592 Superior Ave. is a city-owned maintenance yard and home to some public works divisions.
(Daily Pilot)

Spots near the water

Contradicting designations may serve to eliminate some properties from shelter consideration.

The council scratched the former site of the Pine Knot Motel at 6302 W. Coast Hwy., which is in the state-designated coastal zone, potentially making it subject to a lengthy review by the California Coastal Commission.

City Manager Grace Leung showed the capacity crowd Wednesday a color-coded city map that she said illustrates major competing land-use challenges. The coastal zone was indicated in blue, orange spots showed a discretionary 500-foot buffer around schools, and purple indicated the zoning districts deemed shelter-appropriate.

Nearly half the city is within the coastal zone, which doesn’t prohibit development closest to the water but does subject it to more scrutiny. The city can issue development permits, but the last word may rest with the Coastal Commission.

“While we have it in our powers to permit a shelter, anything in the coastal zone can be appealed to the Coastal Commission … and once that happens it would have to be heard and dealt with by the Coastal Commission, which could take several months and could potentially be denied,” Leung said.

Even with the council’s assurance that the motel — which burned down in April 2018 but hasn’t been razed and is currently fenced — will not be a shelter, residents of the adjoining Newport Shores neighborhood were critical.

“We shouldn’t be here today,” Ryan Long, a board member for the Newport Shores Community Assn., told the council Wednesday. “The Pine Knot should never have been put on this [list]. The city and the staff need to do a better job supporting its residents before wasting all this energy, time and money.”

825 W. 16th St. is a vacant industrial warehouse. Newport Beach is not actively pursuing this site as a potential homeless shelter but has not ruled it out.
(Daily Pilot)

Proximity to schools

Nothing in the city zoning code or the state law requiring cities to zone for shelters mentions a buffer area around schools, but Newport Beach drew one, prohibiting such uses within 500 feet of schools and knocking some areas otherwise zoned for shelters out of consideration.

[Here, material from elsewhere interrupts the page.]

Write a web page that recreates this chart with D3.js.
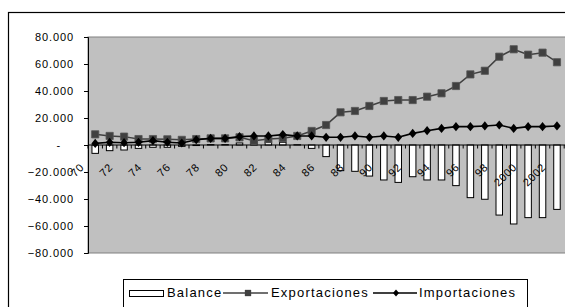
<!DOCTYPE html>
<html>
<head>
<meta charset="utf-8">
<script src="https://d3js.org/d3.v7.min.js"></script>
<style>
    body { margin: 0; padding: 0; background: #fff; }
    svg { display: block; font-family: Arial, 'Liberation Sans', sans-serif; }
</style>
</head>
<body>
<div id="chart"></div>
<script>
// Data
const years = d3.range(1970, 2004);
const tickLabels = ['70', '72', '74', '76', '78', '80', '82', '84', '86', '88', '90', '92', '94', '96', '98', '2000', '2002'];
const yTicks = [-80000, -60000, -40000, -20000, 0, 20000, 40000, 60000, 80000];

// 1970 .. 2002
const balance = [-6200, -4200, -3700, -2500, -1700, -1700, -1000, -400, 300, 300,
    1500, 3000, 2000, 2000, 200, -2500, -8600, -19000, -19500, -23000,
    -25900, -27700, -23500, -25900, -25900, -30100, -39000, -40200, -51900, -58500,
    -53800, -53800, -47700];
const exportaciones = [7900, 6700, 6200, 4400, 4400, 4200, 3800, 4400, 4900, 4900,
    5700, 3200, 4400, 5000, 6700, 10400, 14800, 24200, 25200, 28900,
    32600, 33300, 33300, 35800, 38300, 43700, 52300, 55000, 65400, 70900,
    66900, 68400, 61300];
const importaciones = [1200, 2000, 1700, 2000, 3200, 2000, 1500, 3900, 4900, 4900,
    6200, 6700, 6700, 7700, 6700, 6700, 5700, 5700, 6700, 5700,
    6700, 5700, 8600, 10600, 12300, 13600, 13600, 14100, 14800, 12300,
    13600, 13600, 14100];

const width = 565;
const height = 307;
const plot = { left: 88, top: 37, bottom: 253, step: 14.43 };

const svg = d3.select('#chart')
    .append('svg')
    .attr('width', width)
    .attr('height', height);

// outer chart border (cut off at the right and bottom)
svg.append('rect')
    .attr('x', 8.5).attr('y', 12.5)
    .attr('width', 620).attr('height', 400)
    .attr('fill', 'none')
    .attr('stroke', '#000')
    .attr('stroke-width', 1.2);

const x = d3.scaleBand()
    .domain(years)
    .range([plot.left, plot.left + plot.step * years.length]);

const y = d3.scaleLinear()
    .domain([-80000, 80000])
    .range([plot.bottom, plot.top]);

const bw = x.bandwidth();
const cx = i => x(years[i]) + bw / 2;

// gray plot area
svg.append('rect')
    .attr('x', plot.left).attr('y', plot.top)
    .attr('width', plot.step * years.length).attr('height', plot.bottom - plot.top)
    .attr('fill', '#c0c0c0')
    .attr('stroke', '#808080')
    .attr('stroke-width', 1);

// y axis
const yAxis = svg.append('g')
    .attr('transform', `translate(${plot.left},0)`)
    .call(d3.axisLeft(y).tickValues(yTicks).tickSize(4).tickPadding(0)
        .tickFormat(d => d === 0 ? '-' : d3.format(',')(d).replace(/,/g, '.')));
yAxis.select('.domain').attr('stroke', '#000');
yAxis.selectAll('.tick line').attr('stroke', '#000');
yAxis.selectAll('.tick text')
    .attr('x', d => d === 0 ? -27 : -14)
    .attr('dy', '0.35em')
    .attr('fill', '#000')
    .style('font-size', '11px')
    .style('letter-spacing', '0.9px')
    .style('font-family', "Arial, 'Liberation Sans', sans-serif");

// balance bars
const barW = bw * 0.45;
svg.append('g')
    .selectAll('rect')
    .data(balance)
    .enter()
    .append('rect')
    .attr('x', (d, i) => cx(i) - barW / 2)
    .attr('y', d => y(Math.max(0, d)))
    .attr('width', barW)
    .attr('height', d => Math.abs(y(d) - y(0)))
    .attr('fill', '#fff')
    .attr('stroke', '#000')
    .attr('stroke-width', 1);

// x axis at zero, ticks between categories
const xAxis = svg.append('g');
xAxis.append('line')
    .attr('x1', plot.left).attr('x2', width)
    .attr('y1', y(0)).attr('y2', y(0))
    .attr('stroke', '#000');
xAxis.selectAll('line.tick')
    .data(years)
    .enter()
    .append('line')
    .attr('class', 'tick')
    .attr('x1', d => x(d)).attr('x2', d => x(d))
    .attr('y1', y(0)).attr('y2', y(0) + 3.5)
    .attr('stroke', '#000');

// exportaciones line + squares
const line = d3.line()
    .x((d, i) => cx(i))
    .y(d => y(d));

svg.append('path')
    .datum(exportaciones)
    .attr('d', line)
    .attr('fill', 'none')
    .attr('stroke', '#404040')
    .attr('stroke-width', 1.5);

svg.append('g')
    .selectAll('path')
    .data(exportaciones)
    .enter()
    .append('path')
    .attr('d', d3.symbol(d3.symbolSquare, 52))
    .attr('transform', (d, i) => `translate(${cx(i)},${y(d)})`)
    .attr('fill', '#404040')
    .attr('stroke', '#555')
    .attr('stroke-width', 0.8);

// importaciones line + diamonds
svg.append('path')
    .datum(importaciones)
    .attr('d', line)
    .attr('fill', 'none')
    .attr('stroke', '#000')
    .attr('stroke-width', 1.6);

const diamond = 'M0,-4.6L3.8,0L0,4.6L-3.8,0Z';
svg.append('g')
    .selectAll('path')
    .data(importaciones)
    .enter()
    .append('path')
    .attr('d', diamond)
    .attr('transform', (d, i) => `translate(${cx(i)},${y(d)})`)
    .attr('fill', '#000');

// rotated category labels, every second year
svg.append('g')
    .selectAll('text')
    .data(tickLabels)
    .enter()
    .append('text')
    .attr('transform', (d, i) => `translate(${cx(i * 2) - 10.5},168) rotate(-45)`)
    .attr('text-anchor', 'end')
    .style('font-size', '11px')
    .style('letter-spacing', '0.6px')
    .attr('fill', '#000')
    .text(d => d);

// legend
const legend = svg.append('g');
legend.append('rect')
    .attr('x', 123.5).attr('y', 279.5)
    .attr('width', 404).attr('height', 60)
    .attr('fill', '#fff')
    .attr('stroke', '#000');

legend.append('rect')
    .attr('x', 129.5).attr('y', 290.5)
    .attr('width', 34).attr('height', 6)
    .attr('fill', '#fff')
    .attr('stroke', '#000');

legend.append('line')
    .attr('x1', 223).attr('x2', 268).attr('y1', 293).attr('y2', 293)
    .attr('stroke', '#404040').attr('stroke-width', 1.5);
legend.append('path')
    .attr('d', d3.symbol(d3.symbolSquare, 40))
    .attr('transform', 'translate(248,293)')
    .attr('fill', '#404040');

legend.append('line')
    .attr('x1', 373).attr('x2', 417).attr('y1', 293).attr('y2', 293)
    .attr('stroke', '#000').attr('stroke-width', 1.5);
legend.append('path')
    .attr('d', 'M0,-3.6L3,0L0,3.6L-3,0Z')
    .attr('transform', 'translate(396,293)')
    .attr('fill', '#000');

const legendItems = [['Balance', 167], ['Exportaciones', 271], ['Importaciones', 419]];
legend.selectAll('text.item')
    .data(legendItems)
    .enter()
    .append('text')
    .attr('class', 'item')
    .attr('x', d => d[1])
    .attr('y', 297)
    .style('font-size', '13px')
    .style('letter-spacing', '1.2px')
    .attr('fill', '#000')
    .text(d => d[0]);
</script>
</body>
</html>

The 16th Street site is about a quarter-mile from Carden Hall, a private elementary and middle school. The private Pacifica Christian High School is within about a half-mile. That puts both schools outside the 500-foot radius.

However, Christy Jones Kalthoff, Carden Hall’s executive director and owner, said the mixed-use neighborhood isn’t a good fit for a shelter.

“Our children, our most precious upcoming young assets, and homeless people are not two constituencies that ought to be in close proximity,” she said.

What’s next

Newport Beach resident Bill Ashmore lambasted the city’s process so far as “amateurish” and embarrassing. He said he would have fired city staff if it worked for him.

Leung acknowledged that “there is no perfect site. There are issues with every single site to consider.”

The city wanted to move as quickly as possible to balance needs with limited options, “knowing all options had negatives to them, and admittedly some more than others,” she said.

The city also will explore possible regional solutions such as sharing a facility with a neighboring city.

The next meeting of Newport’s homelessness task force is at 4 p.m. Sept. 17 at a location to be announced.